Interest rates and repayment terms are negotiated between lenders and borrowers. The platform promotes personal/individual negotiations. This allows the concerned parties to negotiate on loan interests, thus bringing them to as low as agreeably possible. The processes on the platform can be manual or based on an algorithm that facilitates automated borrowing features. When automated, lenders and borrowers are matched according to specifications and the platform executes transactions on behalf of the lender. 

Using this model, investors deposit fiat or the crypto they wish to lend. The borrowers in turn deposit their crypto assets in Coinloan’s ‘My Wallet’. The interest earned and principal amount is credited to the lender at the end of the lending period. Similarly, collateral is released back to the borrower once the interest and principal is paid back.

Loan durations on Coinloan range from 7 days to 3 years. In between, there are 6 months, 1 year and 2 year loan repayment periods. Coinloan’s crypto to crypto lending is favorable for borrowers who wish to trade in crypto that they don’t have. 

The Coinloan platform accepts collateral and payment in BTC, XRM, LTC and ETH as well as CLT. Like Nexo, interest payment in the platform token, CLT, attracts a 50% discount. Noteworthy, repayments on the Coinloan platform are made in the loan currency only. Coinloan withdrawals can be made through local bank transfers, SEPA and bank cards. 

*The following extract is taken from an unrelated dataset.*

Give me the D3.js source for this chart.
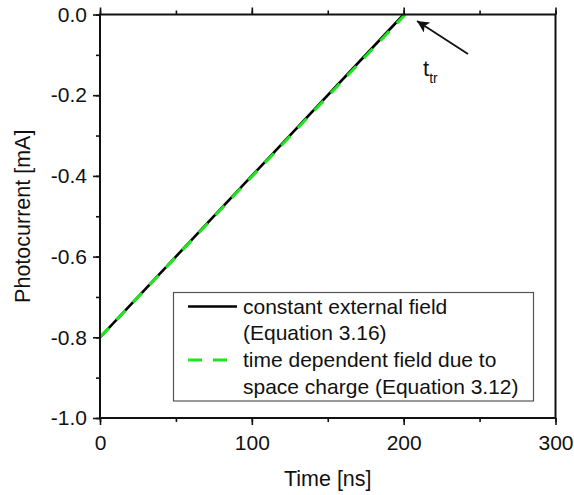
<!DOCTYPE html>
<html>
<head>
<meta charset="utf-8">
<script src="https://cdn.jsdelivr.net/npm/d3@7"></script>
<style>
  body { margin: 0; background: #fff; }
  text { font-family: "Liberation Sans", Arial, sans-serif; fill: #111; }
</style>
</head>
<body>
<svg id="chart" width="574" height="495"></svg>
<script>
// data
var constTime = [0, 200];
var constCurrent = [-0.8, 0];
var spaceTime = [0, 201];
var spaceCurrent = [-0.8, 0];
var xTicks = [0, 100, 200, 300];
var yTicks = [0, -0.2, -0.4, -0.6, -0.8, -1.0];
var legendLabels = [
    ["constant external field", "(Equation 3.16)"],
    ["time dependent field due to", "space charge (Equation 3.12)"]
];

var svg = d3.select("#chart");

// plot box (note: "top" is taken by window.top)
var pLeft = 100, pRight = 555.5, pTop = 14.5, pBottom = 418;

var x = d3.scaleLinear().domain([0, 300]).range([pLeft, pRight]);
var y = d3.scaleLinear().domain([-1, 0]).range([pBottom, pTop]);

function zip(a, b) {
    return a.map(function(v, i) { return { x: v, y: b[i] }; });
}

var line = d3.line()
    .x(function(d) { return x(d.x); })
    .y(function(d) { return y(d.y); });

// data lines
svg.append("path")
    .attr("d", line(zip(constTime, constCurrent)))
    .attr("fill", "none")
    .attr("stroke", "#000")
    .attr("stroke-width", 2.6);

svg.append("path")
    .attr("d", line(zip(spaceTime, spaceCurrent)))
    .attr("fill", "none")
    .attr("stroke", "#1ee61e")
    .attr("stroke-width", 3)
    .attr("stroke-dasharray", "13,11");

// frame
svg.append("rect")
    .attr("x", pLeft).attr("y", pTop)
    .attr("width", pRight - pLeft).attr("height", pBottom - pTop)
    .attr("fill", "none")
    .attr("stroke", "#111")
    .attr("stroke-width", 2);

// axes
var xMinor = d3.range(0, 301, 50);
var yMinor = d3.range(-10, 1, 1).map(function(v) { return v / 10; });
var fmtY = function(d) { return d3.format(".1f")(d).replace("\u2212", "-"); };

var xAxis = d3.axisBottom(x).tickValues(xTicks).tickSize(7).tickFormat(d3.format("d"));
var xAxisMinor = d3.axisBottom(x).tickValues(xMinor).tickSize(4).tickFormat("");
var xTop = d3.axisTop(x).tickValues(xTicks).tickSize(7).tickFormat("");
var xTopMinor = d3.axisTop(x).tickValues(xMinor).tickSize(4).tickFormat("");
var yAxis = d3.axisLeft(y).tickValues(yTicks).tickSize(7).tickFormat(fmtY);
var yAxisMinor = d3.axisLeft(y).tickValues(yMinor).tickSize(4).tickFormat("");

function styleAxis(g) {
    g.select(".domain").remove();
    g.selectAll(".tick line").attr("stroke", "#111").attr("stroke-width", 1.6);
    g.selectAll(".tick text")
        .attr("font-size", 21)
        .attr("font-family", "Liberation Sans, Arial, sans-serif")
        .attr("fill", "#111");
}

svg.append("g").attr("transform", "translate(0," + pBottom + ")").call(xAxisMinor).call(styleAxis);
svg.append("g").attr("transform", "translate(0," + pBottom + ")").call(xAxis).call(styleAxis)
    .selectAll(".tick text").attr("dy", null).attr("y", 32);
svg.append("g").attr("transform", "translate(0," + pTop + ")").call(xTopMinor).call(styleAxis);
svg.append("g").attr("transform", "translate(0," + pTop + ")").call(xTop).call(styleAxis);
svg.append("g").attr("transform", "translate(" + pLeft + ",0)").call(yAxisMinor).call(styleAxis);
svg.append("g").attr("transform", "translate(" + pLeft + ",0)").call(yAxis).call(styleAxis)
    .selectAll(".tick text").attr("x", -13);

// axis titles
svg.append("text")
    .attr("x", (pLeft + pRight) / 2)
    .attr("y", 486)
    .attr("text-anchor", "middle")
    .attr("font-size", 21.5)
    .text("Time [ns]");

svg.append("text")
    .attr("transform", "translate(30," + (pTop + pBottom) / 2 + ") rotate(-90)")
    .attr("text-anchor", "middle")
    .attr("font-size", 21.5)
    .text("Photocurrent [mA]");

// legend
var lg = svg.append("g");
lg.append("rect")
    .attr("x", 173.5).attr("y", 292.5)
    .attr("width", 360).attr("height", 108.5)
    .attr("fill", "#fff")
    .attr("stroke", "#555")
    .attr("stroke-width", 1.2);

lg.append("line")
    .attr("x1", 188).attr("x2", 237)
    .attr("y1", 306.5).attr("y2", 306.5)
    .attr("stroke", "#000").attr("stroke-width", 2.6);

lg.append("line")
    .attr("x1", 188).attr("x2", 237)
    .attr("y1", 360).attr("y2", 360)
    .attr("stroke", "#1ee61e").attr("stroke-width", 3)
    .attr("stroke-dasharray", "14,11");

legendLabels.forEach(function(lines, i) {
    lines.forEach(function(s, j) {
        lg.append("text")
            .attr("x", 243)
            .attr("y", 313.5 + i * 53.5 + j * 26.5)
            .attr("font-size", 21)
            .text(s);
    });
});

// annotation arrow
var defs = svg.append("defs");
defs.append("marker")
    .attr("id", "arrowhead")
    .attr("viewBox", "0 0 10 10")
    .attr("refX", 10)
    .attr("refY", 5)
    .attr("markerWidth", 12)
    .attr("markerHeight", 12)
    .attr("markerUnits", "userSpaceOnUse")
    .attr("orient", "auto")
  .append("path")
    .attr("d", "M10 5 0 0 2.5 5 0 10Z")
    .attr("fill", "#111");

svg.append("line")
    .attr("x1", 468).attr("y1", 54)
    .attr("x2", 417).attr("y2", 21)
    .attr("stroke", "#111")
    .attr("stroke-width", 1.8)
    .attr("marker-end", "url(#arrowhead)");

var ann = svg.append("text").attr("x", 423).attr("y", 76).attr("font-size", 22).attr("fill", "#111");
ann.append("tspan").text("t");
ann.append("tspan").attr("dy", 7).attr("font-size", 14).text("tr");
</script>
</body>
</html>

On the Coinloan platform, CLT token holders receive better credit conditions. This is similar to Nexo’s 50% discount on collateral and interest repayment through its native token. Whereas Nexo and Coinloan actively favor their tokens in the loaning process, BlockFi concentrates on an ‘equal loaner’ model where the borrowers receive the same terms on all crypto currencies.   

Conclusion

These are a few of the market leaders at this time and as this niche area continues to grow more options will become available, enabling additional lending services and package variety. The differences in interest rates, length of loan and repayment terms, etc will dictate which is best for the consumer. As more options become available to individuals and organisations considering a cryptocurrency loan, it’s best to consider what is the best option for the unique situation.